Autographe BnF d'Ornières

 

 

 
    
   Ornières
pourrait n'être qu'un beau spécimen de prose descriptive si le texte ne se chargeait progressivement d'une dimension symbolique,
qui s'ébauche au début du texte dans le contraste entre « l’aube d’été » (« à droite ») et « l’ombre violette » des « talus de gauche » (ces « talus » particulièrement prisés par Rimbaud comme postes d'observation de paysages allégoriques, voir Mystique).

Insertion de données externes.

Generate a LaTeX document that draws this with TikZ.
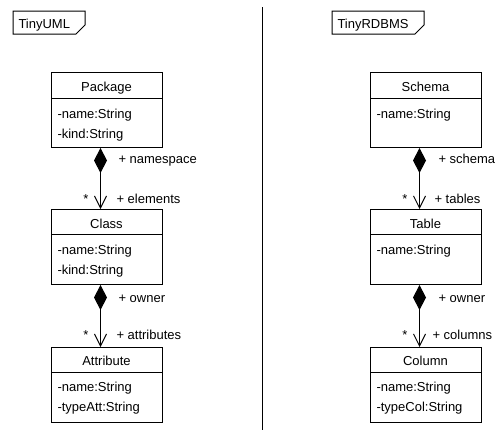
\documentclass[tikz,border=0pt]{standalone}
\usepackage{fontspec}
\setmainfont{Liberation Sans}
\usetikzlibrary{arrows.meta}
\begin{document}
\begin{tikzpicture}[x=1pt,y=-1pt,line width=1pt,
  font=\fontsize{13}{15}\selectfont,
  classbox/.style={draw, minimum width=111pt, minimum height=75pt,
    anchor=north west, inner sep=0pt},
  titletext/.style={anchor=base, inner sep=0pt},
  attrtext/.style={anchor=base west, inner sep=0pt},
  roletext/.style={anchor=base west, inner sep=0pt},
  multtext/.style={anchor=base, inner sep=0pt},
  composition/.style={{Diamond[length=25pt,width=13pt]}-{Straight Barb[length=12pt,width=12pt]}},
  pkgtab/.style={anchor=base west, inner sep=0pt}]
\useasboundingbox (0,0) rectangle (502,432);

% ---------- TinyUML package ----------
\node[pkgtab] (umltab) at (18,28.5) {TinyUML};
\draw (13,11) -- (85,11) -- (85,25) -- (76,34) -- (13,34) -- cycle;

\node[classbox] (pkg) at (51,72) {};
\draw ([yshift=-26pt]pkg.north west) -- ([yshift=-26pt]pkg.north east);
\node[titletext] (pkgT) at (106.5,91) {Package};
\node[attrtext] (pkgA1) at (57,118.5) {-name:String};
\node[attrtext] (pkgA2) at (57,138) {-kind:String};

\node[classbox] (cls) at (51,209) {};
\draw ([yshift=-25pt]cls.north west) -- ([yshift=-25pt]cls.north east);
\node[titletext] (clsT) at (106.5,228) {Class};
\node[attrtext] (clsA1) at (57,254.5) {-name:String};
\node[attrtext] (clsA2) at (57,274) {-kind:String};

\node[classbox] (att) at (51,347) {};
\draw ([yshift=-25pt]att.north west) -- ([yshift=-25pt]att.north east);
\node[titletext] (attT) at (106.5,365) {Attribute};
\node[attrtext] (attA1) at (57,391.5) {-name:String};
\node[attrtext] (attA2) at (57,411) {-typeAtt:String};

\draw[composition] ([xshift=-6.5pt]pkg.south) -- ([xshift=-6.5pt]cls.north);
\node[roletext] (r1) at (118,163) {+ namespace};
\node[multtext] (m1) at (86,203) {*};
\node[roletext] (r2) at (116,203) {+ elements};

\draw[composition] ([xshift=-6.5pt]cls.south) -- ([xshift=-6.5pt]att.north);
\node[roletext] (r3) at (118,302) {+ owner};
\node[multtext] (m2) at (86,339) {*};
\node[roletext] (r4) at (116,339) {+ attributes};

% ---------- separator ----------
\draw (262,7) -- (262,430);

% ---------- TinyRDBMS package ----------
\node[pkgtab] (dbtab) at (337,28.5) {TinyRDBMS};
\draw (332,11) -- (424,11) -- (424,25) -- (415,34) -- (332,34) -- cycle;

\node[classbox] (sch) at (370,72) {};
\draw ([yshift=-26pt]sch.north west) -- ([yshift=-26pt]sch.north east);
\node[titletext] (schT) at (425.5,91) {Schema};
\node[attrtext] (schA1) at (376,118.5) {-name:String};

\node[classbox] (tab) at (370,209) {};
\draw ([yshift=-25pt]tab.north west) -- ([yshift=-25pt]tab.north east);
\node[titletext] (tabT) at (425.5,228) {Table};
\node[attrtext] (tabA1) at (376,254.5) {-name:String};

\node[classbox] (col) at (370,347) {};
\draw ([yshift=-25pt]col.north west) -- ([yshift=-25pt]col.north east);
\node[titletext] (colT) at (425.5,365) {Column};
\node[attrtext] (colA1) at (376,391.5) {-name:String};
\node[attrtext] (colA2) at (376,411) {-typeCol:String};

\draw[composition] ([xshift=-6.5pt]sch.south) -- ([xshift=-6.5pt]tab.north);
\node[roletext] (r5) at (438,163) {+ schema};
\node[multtext] (m3) at (405,203) {*};
\node[roletext] (r6) at (434,203) {+ tables};

\draw[composition] ([xshift=-6.5pt]tab.south) -- ([xshift=-6.5pt]col.north);
\node[roletext] (r7) at (438,302) {+ owner};
\node[multtext] (m4) at (405,339) {*};
\node[roletext] (r8) at (432,339) {+ columns};
\end{tikzpicture}
\end{document}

Aussi « étonnants » que soient ces « carrosses anciens ou de contes »  détalant « au grand galop » et les vingt attelages respectifs du cirque  et des petits comédiens, on reste dans le registre de la chose vue. Même s'il est possible que l'auteur n'ait rien vu, à proprement parler, de tout cela et que seules les « ornières » du titre aient lancé son imagination dans ce « défilé de féeries ».
   Mais l'apparition sur ce même tronçon de « route humide », au petit matin, de plusieurs luxueux « cercueils », avec leurs « juments bleues », « leur dais de nuit » et leurs « panaches d'ébène », nous fait basculer dans l'invraisemblance, et dans l'abstraction d'une allégorie sur la vie et la mort. Significativement, Rimbaud a prélevé son titre dans cette trouvaille des « mille ornières rapides », au sein de laquelle le terme non soupçonné, facteur d'oxymore et d'hypallage in absentia, est évidemment l'adjectif. Elle résume à la perfection la terrible célérité de cette parade « suburbaine », symbole  (pathétique ou satitrique ? on peut hésiter) de la vaine agitation de l'homme des villes, depuis son enfance jusqu'à son dernier jour.